- EXERCISE BRIEF -
No pictures belong in the copy; return exactly the lines from the one with "Generate a component" through the one with "const labelValues = [0, 10, 20];", both ends included, and nothing else.

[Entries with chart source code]
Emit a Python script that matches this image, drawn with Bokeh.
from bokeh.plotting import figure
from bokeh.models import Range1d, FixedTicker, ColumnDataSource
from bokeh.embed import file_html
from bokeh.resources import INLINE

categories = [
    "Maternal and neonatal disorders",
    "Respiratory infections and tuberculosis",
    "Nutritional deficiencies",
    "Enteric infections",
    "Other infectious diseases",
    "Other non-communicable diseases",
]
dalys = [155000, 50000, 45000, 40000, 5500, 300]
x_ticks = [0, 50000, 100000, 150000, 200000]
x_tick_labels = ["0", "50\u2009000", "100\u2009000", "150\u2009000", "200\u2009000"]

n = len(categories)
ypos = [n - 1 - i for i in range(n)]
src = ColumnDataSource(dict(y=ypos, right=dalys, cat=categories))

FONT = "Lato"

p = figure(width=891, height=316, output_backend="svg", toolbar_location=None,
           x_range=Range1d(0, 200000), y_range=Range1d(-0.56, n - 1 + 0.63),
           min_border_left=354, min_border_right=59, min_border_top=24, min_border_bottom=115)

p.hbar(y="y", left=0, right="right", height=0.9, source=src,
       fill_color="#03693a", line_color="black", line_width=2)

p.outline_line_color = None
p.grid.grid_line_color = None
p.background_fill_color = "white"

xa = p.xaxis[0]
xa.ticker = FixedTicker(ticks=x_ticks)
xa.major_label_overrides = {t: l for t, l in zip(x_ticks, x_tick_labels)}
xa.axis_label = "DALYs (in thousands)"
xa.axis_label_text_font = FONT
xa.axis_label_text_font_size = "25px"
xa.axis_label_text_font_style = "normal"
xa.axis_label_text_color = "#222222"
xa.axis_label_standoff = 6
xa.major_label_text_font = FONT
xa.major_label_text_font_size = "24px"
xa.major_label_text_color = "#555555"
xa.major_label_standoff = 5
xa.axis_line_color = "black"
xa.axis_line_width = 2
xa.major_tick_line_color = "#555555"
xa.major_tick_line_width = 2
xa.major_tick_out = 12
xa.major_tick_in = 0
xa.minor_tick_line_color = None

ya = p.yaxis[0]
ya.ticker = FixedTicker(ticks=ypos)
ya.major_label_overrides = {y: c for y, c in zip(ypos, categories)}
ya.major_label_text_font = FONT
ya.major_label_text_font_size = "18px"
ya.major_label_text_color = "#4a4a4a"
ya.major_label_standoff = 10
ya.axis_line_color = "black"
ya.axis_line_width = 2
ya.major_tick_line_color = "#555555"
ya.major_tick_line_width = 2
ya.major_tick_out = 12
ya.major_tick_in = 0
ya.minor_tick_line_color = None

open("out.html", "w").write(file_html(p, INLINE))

--

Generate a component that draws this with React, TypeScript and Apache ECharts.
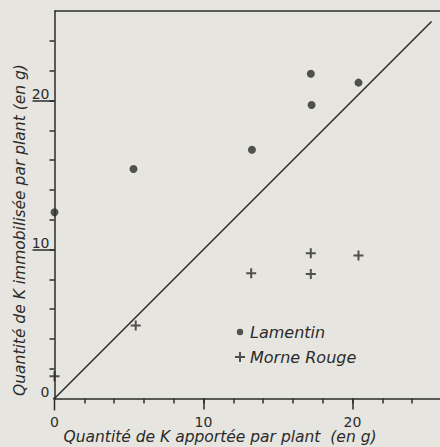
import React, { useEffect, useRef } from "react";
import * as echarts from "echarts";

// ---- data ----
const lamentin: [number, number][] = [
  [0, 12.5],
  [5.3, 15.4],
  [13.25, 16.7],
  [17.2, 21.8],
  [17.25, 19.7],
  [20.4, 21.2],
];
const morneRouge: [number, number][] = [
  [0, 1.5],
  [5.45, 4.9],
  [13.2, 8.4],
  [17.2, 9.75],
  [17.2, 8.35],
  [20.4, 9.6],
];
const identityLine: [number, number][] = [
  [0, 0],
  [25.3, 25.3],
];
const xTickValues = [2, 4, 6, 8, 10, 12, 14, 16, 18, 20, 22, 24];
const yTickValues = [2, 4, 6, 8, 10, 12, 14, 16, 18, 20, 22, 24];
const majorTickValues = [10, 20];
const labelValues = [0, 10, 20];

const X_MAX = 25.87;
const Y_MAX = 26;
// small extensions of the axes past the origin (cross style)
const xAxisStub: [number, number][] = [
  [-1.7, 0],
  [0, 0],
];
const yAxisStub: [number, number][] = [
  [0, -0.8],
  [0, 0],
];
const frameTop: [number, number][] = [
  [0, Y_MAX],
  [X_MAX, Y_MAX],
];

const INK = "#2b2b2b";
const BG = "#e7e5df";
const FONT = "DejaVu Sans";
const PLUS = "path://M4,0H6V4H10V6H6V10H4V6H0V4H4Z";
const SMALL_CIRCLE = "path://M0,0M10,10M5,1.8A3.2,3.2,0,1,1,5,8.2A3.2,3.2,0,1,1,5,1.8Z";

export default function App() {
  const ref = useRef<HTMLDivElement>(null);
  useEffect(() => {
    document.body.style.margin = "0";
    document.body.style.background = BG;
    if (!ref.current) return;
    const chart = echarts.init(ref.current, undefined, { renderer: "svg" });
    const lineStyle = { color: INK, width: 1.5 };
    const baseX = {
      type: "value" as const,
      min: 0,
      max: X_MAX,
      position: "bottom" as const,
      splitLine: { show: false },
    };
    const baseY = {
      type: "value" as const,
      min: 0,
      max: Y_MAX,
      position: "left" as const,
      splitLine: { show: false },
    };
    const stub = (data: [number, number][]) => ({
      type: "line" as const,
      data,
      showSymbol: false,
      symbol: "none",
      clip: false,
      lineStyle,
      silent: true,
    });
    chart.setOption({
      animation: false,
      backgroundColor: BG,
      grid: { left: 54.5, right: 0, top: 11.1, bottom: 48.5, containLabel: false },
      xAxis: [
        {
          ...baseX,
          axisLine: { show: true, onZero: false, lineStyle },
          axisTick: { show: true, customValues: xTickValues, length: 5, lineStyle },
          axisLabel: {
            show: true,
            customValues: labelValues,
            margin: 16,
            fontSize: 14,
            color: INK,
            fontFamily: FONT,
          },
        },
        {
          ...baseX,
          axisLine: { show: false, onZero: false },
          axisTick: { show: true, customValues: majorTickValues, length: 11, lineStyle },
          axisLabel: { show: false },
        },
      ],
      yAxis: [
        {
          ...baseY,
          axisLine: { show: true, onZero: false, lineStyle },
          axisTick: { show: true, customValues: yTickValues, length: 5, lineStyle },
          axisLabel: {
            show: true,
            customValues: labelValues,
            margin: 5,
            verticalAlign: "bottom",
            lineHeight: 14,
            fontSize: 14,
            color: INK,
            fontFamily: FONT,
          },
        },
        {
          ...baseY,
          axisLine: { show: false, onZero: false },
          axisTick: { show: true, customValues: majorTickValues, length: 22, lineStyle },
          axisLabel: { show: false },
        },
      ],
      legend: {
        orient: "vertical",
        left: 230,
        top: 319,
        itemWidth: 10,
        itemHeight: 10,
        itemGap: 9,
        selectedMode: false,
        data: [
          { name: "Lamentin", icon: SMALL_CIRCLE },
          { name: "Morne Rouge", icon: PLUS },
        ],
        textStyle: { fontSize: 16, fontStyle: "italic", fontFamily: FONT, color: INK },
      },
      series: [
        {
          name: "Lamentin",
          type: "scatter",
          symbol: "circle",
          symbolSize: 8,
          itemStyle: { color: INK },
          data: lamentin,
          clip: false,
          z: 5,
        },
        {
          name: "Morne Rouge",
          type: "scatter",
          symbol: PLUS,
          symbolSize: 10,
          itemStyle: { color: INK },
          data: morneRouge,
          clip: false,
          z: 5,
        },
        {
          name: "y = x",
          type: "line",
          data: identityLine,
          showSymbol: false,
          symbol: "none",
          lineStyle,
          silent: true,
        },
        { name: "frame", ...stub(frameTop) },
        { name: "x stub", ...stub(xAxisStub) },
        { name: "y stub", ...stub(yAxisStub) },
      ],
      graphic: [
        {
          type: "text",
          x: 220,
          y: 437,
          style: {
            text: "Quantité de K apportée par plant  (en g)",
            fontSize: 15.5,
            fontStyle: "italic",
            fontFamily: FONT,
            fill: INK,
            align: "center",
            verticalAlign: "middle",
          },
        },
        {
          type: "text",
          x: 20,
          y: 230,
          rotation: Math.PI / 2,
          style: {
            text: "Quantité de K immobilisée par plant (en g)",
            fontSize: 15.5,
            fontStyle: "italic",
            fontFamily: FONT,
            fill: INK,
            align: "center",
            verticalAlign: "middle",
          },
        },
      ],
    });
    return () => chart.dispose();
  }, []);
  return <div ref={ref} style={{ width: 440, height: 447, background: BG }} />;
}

- WRITTEN SOLUTION -
Generate a component that draws this with React, TypeScript and Apache ECharts.
import React, { useEffect, useRef } from "react";
import * as echarts from "echarts";

// ---- data ----
const lamentin: [number, number][] = [
  [0, 12.5],
  [5.3, 15.4],
  [13.25, 16.7],
  [17.2, 21.8],
  [17.25, 19.7],
  [20.4, 21.2],
];
const morneRouge: [number, number][] = [
  [0, 1.5],
  [5.45, 4.9],
  [13.2, 8.4],
  [17.2, 9.75],
  [17.2, 8.35],
  [20.4, 9.6],
];
const identityLine: [number, number][] = [
  [0, 0],
  [25.3, 25.3],
];
const xTickValues = [2, 4, 6, 8, 10, 12, 14, 16, 18, 20, 22, 24];
const yTickValues = [2, 4, 6, 8, 10, 12, 14, 16, 18, 20, 22, 24];
const majorTickValues = [10, 20];
const labelValues = [0, 10, 20];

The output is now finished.